Advertisement

Builder Offers to Help Renovate Downtown Area

Share
SPECIAL TO THE TIMES

An award-winning home builder who has carved a niche out of revitalizing older urban areas is bidding to develop 79 townhomes and flats on three blighted parcels in the city’s downtown.

So excited are city officials by the unsolicited proposal that tonight the City Council, acting as the Redevelopment Agency, will consider entering into exclusive negotiations with Seal Beach-based Olson Co. on one downtown parcel and will formally entertain proposals on the two others.

The company’s proposal is significant in that the city has long sought a developer willing to build homes in the downtown core, an area that officials say needs more residential housing to support area businesses.

Advertisement

“I’ve been hearing about the downtown residential component of the downtown Specific Plan since 1992,” said Mayor Jim Friedman after meeting with the developer for the first time on Friday. “Here I sit, six years later, seeing all the investment that the city has made in the historic downtown area, and sure enough, now we’re starting to see proposals come forward, and it’s exciting.”

City officials stress that although the Olson Co.’s proposals are intriguing, no commitments have been made and there have been no formal negotiations so far.

Tonight will be the first time the proposals have been laid before the Redevelopment Agency.

Still, city officials say they have been impressed in their preliminary review of the firm’s proposals, which seek no city subsidy.

The Olson Co. has made its mark in Southern California as one of the few developers specializing in the revitalization of older urban areas, particularly designated redevelopment areas such as downtown Ventura. Rather than buy undeveloped land, the company has made its profits by converting junkyards, vacant strip malls and industrial areas into unique, high-density housing developments.

Several of its developments across Orange and Los Angeles counties have included upscale perks such as kitchen islands and designer appliances. The company’s Bungalows project in Los Alamitos was selected as 1995’s best townhome complex of the year in a design competition sponsored by the National Assn. of Home Builders.

Advertisement

Olson officials could not be reached Friday.

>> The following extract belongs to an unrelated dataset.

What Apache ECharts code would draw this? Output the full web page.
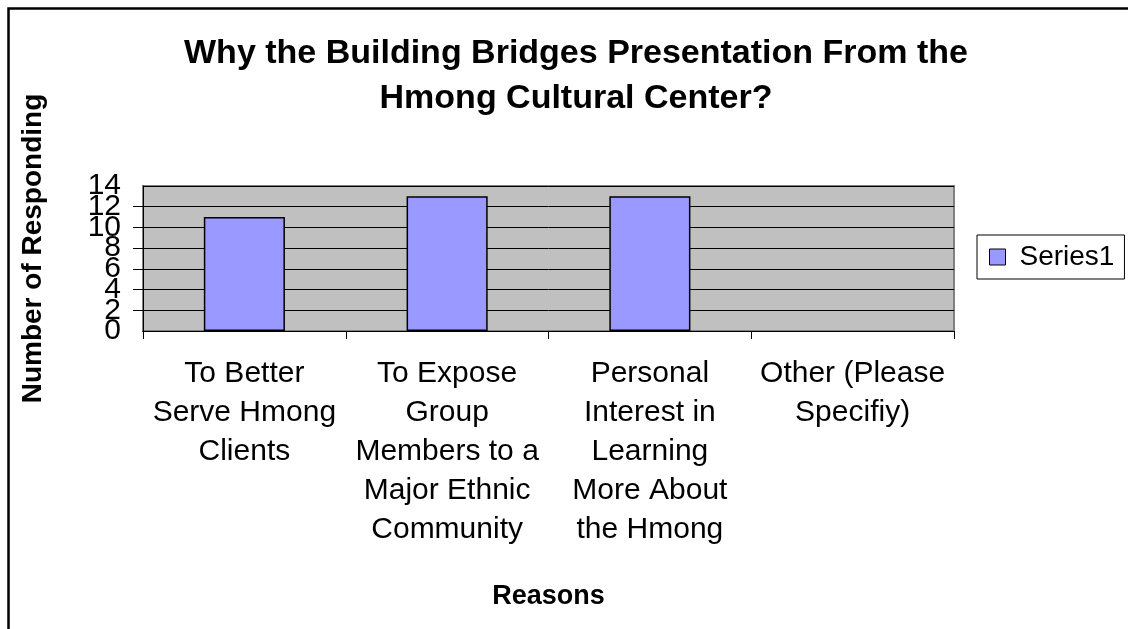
<!DOCTYPE html>
<html>
<head>
<meta charset="utf-8">
<script src="https://cdn.jsdelivr.net/npm/echarts@6/dist/echarts.min.js"></script>
<style>
  html, body { margin: 0; padding: 0; background: #fff; }
  #main { width: 1128px; height: 629px; }
</style>
</head>
<body>
<div id="main"></div>
<script>
// chart data
var categories = [
  'To Better\nServe Hmong\nClients',
  'To Expose\nGroup\nMembers to a\nMajor Ethnic\nCommunity',
  'Personal\nInterest in\nLearning\nMore About\nthe Hmong',
  'Other (Please\nSpecifiy)'
];
var series1 = [11, 13, 13, 0];
var yTicks = [0, 2, 4, 6, 8, 10, 12, 14];

var myChart = echarts.init(document.getElementById('main'));
var font = 'Liberation Sans, Arial, sans-serif';

// a zero value draws no outline in the original
var barData = series1.map(function (v) {
  return v === 0 ? { value: v, itemStyle: { borderWidth: 0 } } : v;
});

var yLabel = { fontSize: 30, color: '#000', margin: 22, fontFamily: font };

var option = {
  backgroundColor: '#ffffff',
  textStyle: { fontFamily: font },
  title: {
    text: 'Why the Building Bridges Presentation From the\nHmong Cultural Center?',
    left: 571,
    top: 26,
    textAlign: 'center',
    textStyle: { fontSize: 34, fontWeight: 'bold', color: '#000', lineHeight: 45, fontFamily: font }
  },
  legend: {
    data: ['Series1'],
    left: 977,
    top: 235,
    orient: 'vertical',
    icon: 'rect',
    itemWidth: 16,
    itemHeight: 16,
    padding: [8, 10, 8, 12],
    borderColor: '#000',
    borderWidth: 1,
    backgroundColor: '#fff',
    itemStyle: { borderColor: '#000', borderWidth: 1 },
    textStyle: { fontSize: 28, color: '#000', padding: [0, 0, 0, 9], fontFamily: font }
  },
  grid: {
    left: 143, top: 186, width: 811, height: 145,
    show: true,
    backgroundColor: '#C0C0C0',
    borderColor: '#808080',
    borderWidth: 2
  },
  xAxis: {
    type: 'category',
    data: categories,
    name: 'Reasons',
    nameLocation: 'middle',
    nameGap: 252,
    nameTextStyle: { fontSize: 27, fontWeight: 'bold', color: '#000', fontFamily: font },
    axisLine: { lineStyle: { color: '#000', width: 1 } },
    axisTick: { show: true, length: 8, lineStyle: { color: '#000' } },
    axisLabel: { interval: 0, fontSize: 30, lineHeight: 39, color: '#000', margin: 23, align: 'center', fontFamily: font }
  },
  yAxis: [{
    type: 'value',
    min: yTicks[0],
    max: yTicks[yTicks.length - 1],
    interval: 2,
    name: 'Number of Responding',
    nameLocation: 'middle',
    nameGap: 96,
    nameRotate: 90,
    nameTextStyle: { fontSize: 28, fontWeight: 'bold', color: '#000', padding: [0, 0, 0, 20], fontFamily: font },
    axisLine: { show: true, lineStyle: { color: '#000' } },
    axisTick: { show: true, inside: false, length: 10, lineStyle: { color: '#000' } },
    splitLine: { show: true, lineStyle: { color: '#000', width: 1 } },
    // inner labels here; the end labels come from the second axis so none get dropped for overlapping
    axisLabel: Object.assign({ showMinLabel: false, showMaxLabel: false }, yLabel)
  }, {
    type: 'value',
    position: 'left',
    min: yTicks[0],
    max: yTicks[yTicks.length - 1],
    interval: 2,
    axisLine: { show: false },
    axisTick: { show: false },
    splitLine: { show: false },
    axisLabel: Object.assign({
      showMinLabel: true, showMaxLabel: true,
      formatter: function (v, i) { return (i === 0 || i === yTicks.length - 1) ? String(v) : ''; }
    }, yLabel)
  }],
  series: [{
    name: 'Series1',
    type: 'bar',
    data: barData,
    barWidth: '40%',
    itemStyle: { color: '#9999FF', borderColor: '#000', borderWidth: 1.5 }
  }],
  graphic: [{
    type: 'rect',
    left: 6, top: 6,
    shape: { width: 1200, height: 700 },
    style: { fill: 'none', stroke: '#000', lineWidth: 2.5 },
    silent: true
  }]
};

myChart.setOption(option);
</script>
</body>
</html>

Ventura Community Development Director Everett Millais said adding to the city’s interest in the Olson proposals is that the homes would be for sale, not for rent.

Not only would homeowners bring higher incomes, but condominiums and townhomes have a higher resale and reappraisal rate than apartment buildings. In a redevelopment area that makes its money off increases in property tax revenue, that is very significant, Millais said. “As long as the market is going up, it’s a plus,” Millais said.

Specifically, the Olson Co. is looking at three parcels in the downtown area. They propose building the following:

* Forty attached townhomes and flats on a 1 1/4-acre site on Thompson Boulevard between Figueroa and Palm streets. The area is the home of the Meta Motel, two houses, a parking lot and the Greyhound bus station. The five property owners have been asked to submit redevelopment proposals by Aug. 10. If those proposals or negotiated sales don’t pan out, the Redevelopment Agency has the legal power to condemn the land, buy it for a fair market price and turn it over to a developer.

* Thirteen attached townhomes on a roughly half-acre lot at Thompson and Figueroa. The parcel is owned by the Redevelopment Agency. City officials tonight will consider approving a request for development proposals on the property.

* Twenty-six attached townhomes on an acre lot at Garden and Santa Clara streets near Patagonia. This land also is owned by the Redevelopment Agency. City officials will consider tonight entering into an exclusive negotiating agreement with the Olson Co.